Uma regra rígida e uma prática mole (Alexis de Tocqueville)
O artigo O Triunfo das Salsichas abre com uma citação de Alexis de Tocqueville (1805-1859). Atendendo às frases seguintes, sabe a pouco. Tocqueville é um dos grandes autores da sociologia e da ciência política. Século e meio depois, a sua obra permanece actual. Neste excerto de O Antigo Regime e a Revolução, Tocqueville desmonta as formas de governo do Antigo Regime e dos países da Europa do Sul.
“Vê-se que a história é uma galeria de quadros com poucas obras originais e muitas cópias.
Aliás é preciso admitir que na França o governo central jamais imita os governos do sul da Europa, que dão a impressão de só se terem apoderado de tudo para deixar tudo estéril. Aqui demonstra muitas vezes uma grande inteligência na execução de sua tarefa e sempre uma grande atividade. Mas esta actividade pode tornar-se improdutiva e até nociva porque quer às vezes realizar coisas que ultrapassam suas forças ou então faz coisas que ninguém controla.
Poucas coisas inovam e chegam a abandonar as reformas as mais necessárias, cujo êxito exigiria uma energia perseverante, e muda sem cessar algum regulamento ou alguma lei. Nada permanece por algum tempo como está na esfera em que manda. Novas regras sucedem-se com uma rapidez tão singular que os agentes obrigados a obedecer a tantas ordens sucessivas muitas vezes não conseguem descobrir de que maneira é possível fazê-lo. Funcionários municipais queixam-se ao controlador geral da extrema mobilidade da legislação secundária. Dizem que “a variação dos decretos sobre as finanças é tamanha que não dá tempo a um funcionário municipal, mesmo inamovível, de se dedicar a outra coisa que ao estudo dos novos decretos à medida que surgem e que tanto o ocupam que tem de descuidar de todo o resto”.
Mesmo quando uma lei não mudava, a maneira de aplicá-la variava. Quem não teve a oportunidade de observar o funcionamento da administração do antigo regime através da leitura dos documentos secretos que deixou não pode ter uma idéia do desprezo que a lei acaba despertando até mesmo no espírito daqueles que a aplicam, quando não existem mais nem assembléias políticas, nem jornais para freiar a atividade caprichosa e o humor arbitrário e volúvel dos ministros e de seus assessores.
Raras são as decisões do Conselho que não se referem a leis anteriores, às vezes recentes, que foram decretadas mas jamais executadas.

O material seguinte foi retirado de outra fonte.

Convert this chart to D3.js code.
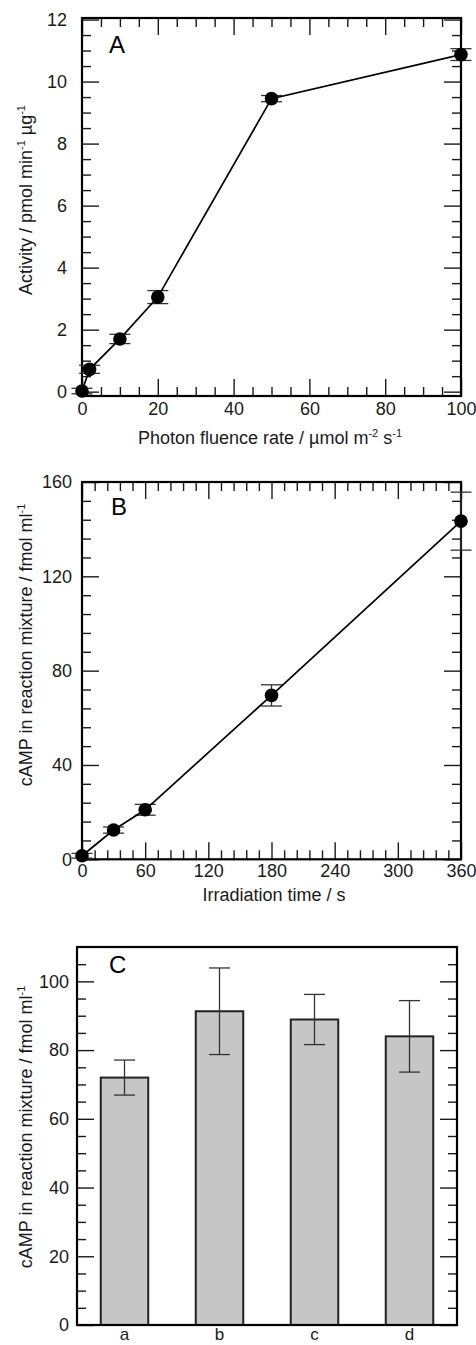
<!DOCTYPE html>
<html>
<head>
<meta charset="utf-8">
<script src="https://cdn.jsdelivr.net/npm/d3@7"></script>
<style>
  html, body { margin: 0; padding: 0; background: #fff; }
  svg { display: block; font-family: "Liberation Sans", Arial, sans-serif; }
  .tick text { fill: #1a1a1a; }
  .domain { display: none; }
</style>
</head>
<body>
<svg id="chart" width="476" height="1345"></svg>
<script>
// panel A: activity vs photon fluence rate
const fluence = [0, 2, 10, 20, 50, 100];
const activity = [0.02, 0.72, 1.7, 3.05, 9.45, 10.87];
const activityErr = [0.09, 0.13, 0.15, 0.21, 0.1, 0.19];

// panel B: cAMP vs irradiation time
const irradTime = [0, 30, 60, 180, 360];
const campTime = [1.5, 12.4, 21, 69.5, 143.4];
const campTimeErr = [1, 1.3, 2.3, 4.5, 12.3];

// panel C: cAMP by condition
const conditions = ["a", "b", "c", "d"];
const campCond = [72, 91.3, 88.9, 84];
const campCondErr = [5.1, 12.6, 7.3, 10.4];

const svg = d3.select("#chart");
const INK = "#1a1a1a";
const MAJOR = 17, MINOR = 9;
const TICK_FONT = 18;

function frameTicks(g, x, y, o) {
  const w = x.range()[1] - x.range()[0];
  const h = y.range()[0] - y.range()[1];
  const minorX = o.minorX.filter((v) => !o.majorX.includes(v));
  const minorY = o.minorY.filter((v) => !o.majorY.includes(v));
  const sides = o.sides || ["bottom", "top", "left", "right"];

  if (sides.includes("bottom") && o.majorX.length) {
    g.append("g").attr("transform", `translate(0,${h})`)
      .call(d3.axisBottom(x).tickValues(o.majorX).tickSize(-MAJOR).tickPadding(o.padX))
      .call((a) => a.selectAll("text").attr("font-size", TICK_FONT));
    g.append("g").attr("transform", `translate(0,${h})`)
      .call(d3.axisBottom(x).tickValues(minorX).tickSize(-MINOR).tickFormat(""));
  }
  if (sides.includes("top")) {
    g.append("g").call(d3.axisTop(x).tickValues(o.majorX).tickSize(-MAJOR).tickFormat(""));
    g.append("g").call(d3.axisTop(x).tickValues(minorX).tickSize(-MINOR).tickFormat(""));
  }
  g.append("g")
    .call(d3.axisLeft(y).tickValues(o.majorY).tickSize(-MAJOR).tickPadding(o.padY))
    .call((a) => a.selectAll("text").attr("font-size", TICK_FONT));
  g.append("g").call(d3.axisLeft(y).tickValues(minorY).tickSize(-MINOR).tickFormat(""));
  g.append("g").attr("transform", `translate(${w},0)`)
    .call(d3.axisRight(y).tickValues(o.majorY).tickSize(-MAJOR).tickFormat(""));
  g.append("g").attr("transform", `translate(${w},0)`)
    .call(d3.axisRight(y).tickValues(minorY).tickSize(-MINOR).tickFormat(""));

  g.selectAll(".tick line").attr("stroke", INK).attr("stroke-width", 1.4);

  g.append("rect")
    .attr("width", w).attr("height", h)
    .attr("fill", "none").attr("stroke", "#000").attr("stroke-width", 2.2);
}

function yTitle(cx, cy, main, sup, tail, sup2) {
  const t = svg.append("text")
    .attr("transform", `translate(${cx},${cy}) rotate(-90)`)
    .attr("text-anchor", "middle")
    .attr("font-size", 18).attr("fill", INK);
  t.append("tspan").text(main);
  t.append("tspan").attr("font-size", 11).attr("dy", -7).text(sup);
  if (tail) {
    t.append("tspan").attr("dy", 7).text(tail);
    t.append("tspan").attr("font-size", 11).attr("dy", -7).text(sup2);
  }
}

function panelLabel(x, y, s) {
  svg.append("text").attr("x", x).attr("y", y)
    .attr("font-size", 24).attr("fill", "#000").text(s);
}

function linePanel(box, xs, ys, es, xDomain, yDomain, ticks) {
  const g = svg.append("g").attr("transform", `translate(${box.left},${box.top})`);
  const x = d3.scaleLinear().domain(xDomain).range([0, box.right - box.left]);
  const y = d3.scaleLinear().domain(yDomain).range([box.bottom - box.top, 0]);
  frameTicks(g, x, y, ticks);

  const pts = xs.map((v, i) => ({ x: v, y: ys[i], e: es[i] }));
  const eb = g.selectAll(".eb").data(pts).join("g").attr("class", "eb")
    .attr("stroke", "#333").attr("stroke-width", 1.3);
  eb.append("line")
    .attr("x1", (d) => x(d.x)).attr("x2", (d) => x(d.x))
    .attr("y1", (d) => y(d.y - d.e)).attr("y2", (d) => y(d.y + d.e));
  [-1, 1].forEach((s) => {
    eb.append("line")
      .attr("x1", (d) => x(d.x) - 10.5).attr("x2", (d) => x(d.x) + 10.5)
      .attr("y1", (d) => y(d.y + s * d.e)).attr("y2", (d) => y(d.y + s * d.e));
  });

  g.append("path").datum(pts)
    .attr("fill", "none").attr("stroke", "#000").attr("stroke-width", 1.7)
    .attr("d", d3.line().x((d) => x(d.x)).y((d) => y(d.y)));

  g.selectAll(".pt").data(pts).join("circle").attr("class", "pt")
    .attr("cx", (d) => x(d.x)).attr("cy", (d) => y(d.y)).attr("r", 6.8).attr("fill", "#000");
  return g;
}

// ---- A ----
linePanel({ left: 82, right: 461, top: 18, bottom: 396 },
  fluence, activity, activityErr, [0, 100], [-0.14, 12.05], {
    majorX: d3.range(0, 101, 20), minorX: d3.range(0, 101, 5),
    majorY: d3.range(0, 13, 2), minorY: d3.range(0, 12.01, 0.5),
    padX: 6, padY: 15,
  });
panelLabel(109, 53, "A");
const ax = svg.append("text").attr("x", 270).attr("y", 444)
  .attr("text-anchor", "middle").attr("font-size", 18).attr("fill", INK);
ax.append("tspan").text("Photon fluence rate / \u00b5mol m");
ax.append("tspan").attr("font-size", 11).attr("dy", -7).text("-2");
ax.append("tspan").attr("dy", 7).text(" s");
ax.append("tspan").attr("font-size", 11).attr("dy", -7).text("-1");
yTitle(32, 200, "Activity / pmol min", "-1", " \u00b5g", "-1");

// ---- B ----
linePanel({ left: 82, right: 461, top: 482, bottom: 859.3 },
  irradTime, campTime, campTimeErr, [0, 360], [0, 160], {
    majorX: d3.range(0, 361, 60), minorX: d3.range(0, 361, 12),
    majorY: d3.range(0, 161, 40), minorY: d3.range(0, 161, 8),
    padX: 5, padY: 10,
  });
panelLabel(111, 515, "B");
svg.append("text").attr("x", 274).attr("y", 901)
  .attr("text-anchor", "middle").attr("font-size", 18).attr("fill", INK)
  .text("Irradiation time / s");
yTitle(32, 645, "cAMP in reaction mixture / fmol ml", "-1");

// ---- C ----
const boxC = { left: 77, right: 457, top: 947, bottom: 1325 };
const gC = svg.append("g").attr("transform", `translate(${boxC.left},${boxC.top})`);
const xC = d3.scaleBand().domain(conditions).range([0, boxC.right - boxC.left]).paddingInner(0.5).paddingOuter(0.25);
const yC = d3.scaleLinear().domain([0, 110]).range([boxC.bottom - boxC.top, 0]);
const hC = boxC.bottom - boxC.top;

gC.selectAll(".bar").data(conditions).join("rect").attr("class", "bar")
  .attr("x", (d) => xC(d)).attr("width", xC.bandwidth())
  .attr("y", (d, i) => yC(campCond[i])).attr("height", (d, i) => hC - yC(campCond[i]))
  .attr("fill", "#c6c6c6").attr("stroke", "#222").attr("stroke-width", 2);

const ebC = gC.selectAll(".ebc").data(conditions).join("g").attr("class", "ebc")
  .attr("stroke", "#333").attr("stroke-width", 1.3);
const cx = (d) => xC(d) + xC.bandwidth() / 2;
ebC.append("line").attr("x1", cx).attr("x2", cx)
  .attr("y1", (d, i) => yC(campCond[i] - campCondErr[i]))
  .attr("y2", (d, i) => yC(campCond[i] + campCondErr[i]));
[-1, 1].forEach((s) => {
  ebC.append("line")
    .attr("x1", (d) => cx(d) - 10.5).attr("x2", (d) => cx(d) + 10.5)
    .attr("y1", (d, i) => yC(campCond[i] + s * campCondErr[i]))
    .attr("y2", (d, i) => yC(campCond[i] + s * campCondErr[i]));
});

gC.append("g").attr("transform", `translate(0,${hC})`)
  .call(d3.axisBottom(xC).tickSize(0).tickPadding(3))
  .call((a) => a.selectAll("text").attr("font-size", 17));
frameTicks(gC, d3.scaleLinear().range([0, boxC.right - boxC.left]), yC, {
  majorX: [], minorX: [],
  majorY: d3.range(0, 101, 20), minorY: d3.range(0, 110, 5),
  padY: 8, sides: ["left", "right"],
});
panelLabel(109, 973, "C");
yTitle(32, 1127, "cAMP in reaction mixture / fmol ml", "-1");
</script>
</body>
</html>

Não existem editais ou declarações do rei nem cartas patentes solenemente registradas que não tenham sofrido mil alterações na prática. As cartas dos controladores gerais e dos intendentes mostram que o governo sempre permite exceções. Raramente desobedece à lei, mas dobra-a em todos os sentidos conforme casos particulares e para a maior facilidade dos negócios.
O intendente escreve ao ministro sobre o caso de um direito de outorga ao qual um adjudicador das obras públicas queria esquivar-se: “É evidente que a estrita obediência aos editais e decretos que acabo de citar não permite que isentemos pessoa alguma destes direitos. Mas quem conhece bem os negócios sabe que existem meios de tratar estes dispositivos imperiosos da mesma maneira que as penas que impõem e que, apesar de encontrá-los em quase todos os decretos, declarações e editais referentes à criação de impostos, isto jamais impediu que houvesse exceções.”
Eis todo o antigo regime e toda sua caracterização: uma regra rígida e uma prática mole” (Alexis de Tocqueville, O Antigo Regime e a Revolução, 1856; Brasília, Editora Universidade de Brasília, 1997, pp. 97-98).
Toda a regra rígida promove “prática mole”? Parece-me, na base das salsichas, o contrário, a prática mole, promove regras rígidas!